* [Task statement]
Pictures stay out of this copy, which runs from the first line of the material through the line containing "import * as".

* [Information shown]
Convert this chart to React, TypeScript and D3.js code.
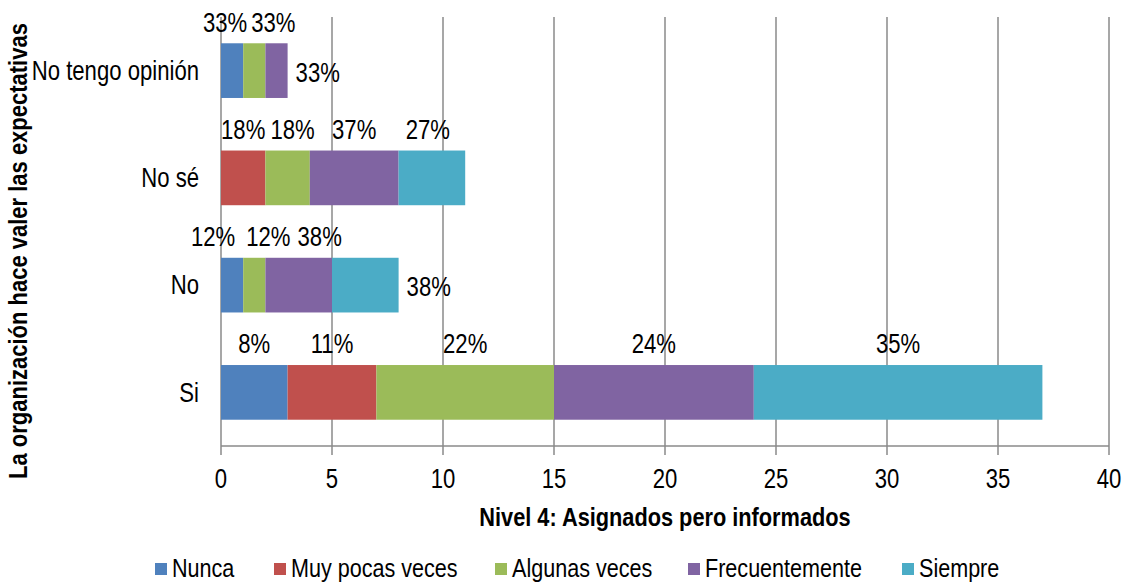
import React, { useRef, useEffect } from "react";
import * as d3 from "d3";

// categories bottom -> top as read in the chart
const categories = ["Si", "No", "No sé", "No tengo opinión"];
const seriesNames = ["Nunca", "Muy pocas veces", "Algunas veces", "Frecuentemente", "Siempre"];
const nunca = [3, 1, 0, 1];
const muyPocas = [4, 0, 2, 0];
const algunas = [8, 1, 2, 1];
const frecuentemente = [9, 3, 4, 1];
const siempre = [13, 3, 3, 0];
// percent labels as printed on the chart
const pctNunca = ["8%", "12%", "", "33%"];
const pctMuyPocas = ["11%", "", "18%", ""];
const pctAlgunas = ["22%", "12%", "18%", "33%"];
const pctFrec = ["24%", "38%", "37%", "33%"];
const pctSiempre = ["35%", "38%", "27%", ""];
const xTicks = [0, 5, 10, 15, 20, 25, 30, 35, 40];

const colors = ["#4F81BD", "#C0504D", "#9BBB59", "#8064A2", "#4BACC6"];
const FONT = "'Liberation Sans', Arial, sans-serif";
const NARROW = 0.82; // fake Arial Narrow by squeezing

// manual nudges for labels that were moved in the original (key: series-category)
const nudge: Record<string, number> = {
  "0-1": -19, "2-1": 14, "3-1": 21, "0-3": -7, "2-3": 19, "2-2": 5, "4-2": -4,
};
const rightSide = new Set(["4-1", "3-3"]);

const App = () => {
  const ref = useRef<SVGSVGElement>(null);

  useEffect(() => {
    document.body.style.margin = "0";
    const svg = d3.select(ref.current);
    svg.selectAll("*").remove();

    const label = (
      parent: any,
      px: number,
      py: number,
      txt: string,
      anchor = "middle",
      size = 27,
      bold = false,
      sx = NARROW,
      rot = 0
    ) => {
      const g = parent
        .append("g")
        .attr("transform", `translate(${px},${py}) rotate(${rot}) scale(${sx},1)`);
      g.append("text")
        .attr("text-anchor", anchor)
        .attr("dominant-baseline", "central")
        .attr("font-family", FONT)
        .attr("font-size", size)
        .attr("font-weight", bold ? "bold" : "normal")
        .attr("fill", "#000")
        .text(txt);
    };

    const x = d3.scaleLinear().domain([0, 40]).range([221, 1109]);
    const y = d3
      .scaleBand()
      .domain([...categories].reverse())
      .range([17, 446])
      .padding(0);
    const barH = y.bandwidth() * 0.51;

    const values = [nunca, muyPocas, algunas, frecuentemente, siempre];
    const pcts = [pctNunca, pctMuyPocas, pctAlgunas, pctFrec, pctSiempre];
    const rows = categories.map((c, i) => {
      const r: any = { cat: c };
      seriesNames.forEach((s, j) => (r[s] = values[j][i]));
      return r;
    });
    const stacked = d3.stack().keys(seriesNames)(rows);

    // grid
    svg
      .append("g")
      .selectAll("line")
      .data(xTicks)
      .enter()
      .append("line")
      .attr("x1", (d) => x(d))
      .attr("x2", (d) => x(d))
      .attr("y1", 17)
      .attr("y2", 455)
      .attr("stroke", "#8a8a8a")
      .attr("stroke-width", 1.5);

    svg
      .append("line")
      .attr("x1", x(0))
      .attr("x2", x(40))
      .attr("y1", 446)
      .attr("y2", 446)
      .attr("stroke", "#8a8a8a")
      .attr("stroke-width", 1.5);

    // bars
    stacked.forEach((layer, j) => {
      svg
        .append("g")
        .selectAll("rect")
        .data(layer)
        .enter()
        .append("rect")
        .attr("x", (d) => x(d[0]))
        .attr("width", (d) => x(d[1]) - x(d[0]))
        .attr("y", (d) => y((d.data as any).cat)! + (y.bandwidth() - barH) / 2)
        .attr("height", barH)
        .attr("fill", colors[j]);
    });

    // data labels
    stacked.forEach((layer, j) => {
      layer.forEach((d, i) => {
        const txt = pcts[j][i];
        if (!txt) return;
        const key = `${j}-${i}`;
        const top = y((d.data as any).cat)! + (y.bandwidth() - barH) / 2;
        if (rightSide.has(key)) {
          label(svg, x(d[1]) + 8, top + barH / 2 + 2, txt, "start");
        } else {
          label(svg, x((d[0] + d[1]) / 2) + (nudge[key] || 0), top - 21, txt);
        }
      });
    });

    // category labels
    categories.forEach((c) => label(svg, 199, y(c)! + y.bandwidth() / 2, c, "end"));

    // x tick labels
    xTicks.forEach((t) => label(svg, x(t), 479, String(t)));

    // axis titles
    label(svg, 665, 517, "Nivel 4: Asignados pero informados", "middle", 25, true, 0.87);
    label(svg, 19, 251, "La organización hace valer las expectativas", "middle", 25, true, 0.88, -90);

    // legend
    const legendX = [155, 274, 495, 688, 902];
    seriesNames.forEach((s, j) => {
      svg
        .append("rect")
        .attr("x", legendX[j])
        .attr("y", 563)
        .attr("width", 12)
        .attr("height", 12)
        .attr("fill", colors[j]);
      label(svg, legendX[j] + 17, 568, s, "start", 26, false, 0.83);
    });
  }, []);

  return <svg ref={ref} width={1127} height={583} style={{ display: "block", background: "#fff" }} />;
};

export default App;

* [Task solution]
Convert this chart to React, TypeScript and D3.js code.
import React, { useRef, useEffect } from "react";
import * as d3 from "d3";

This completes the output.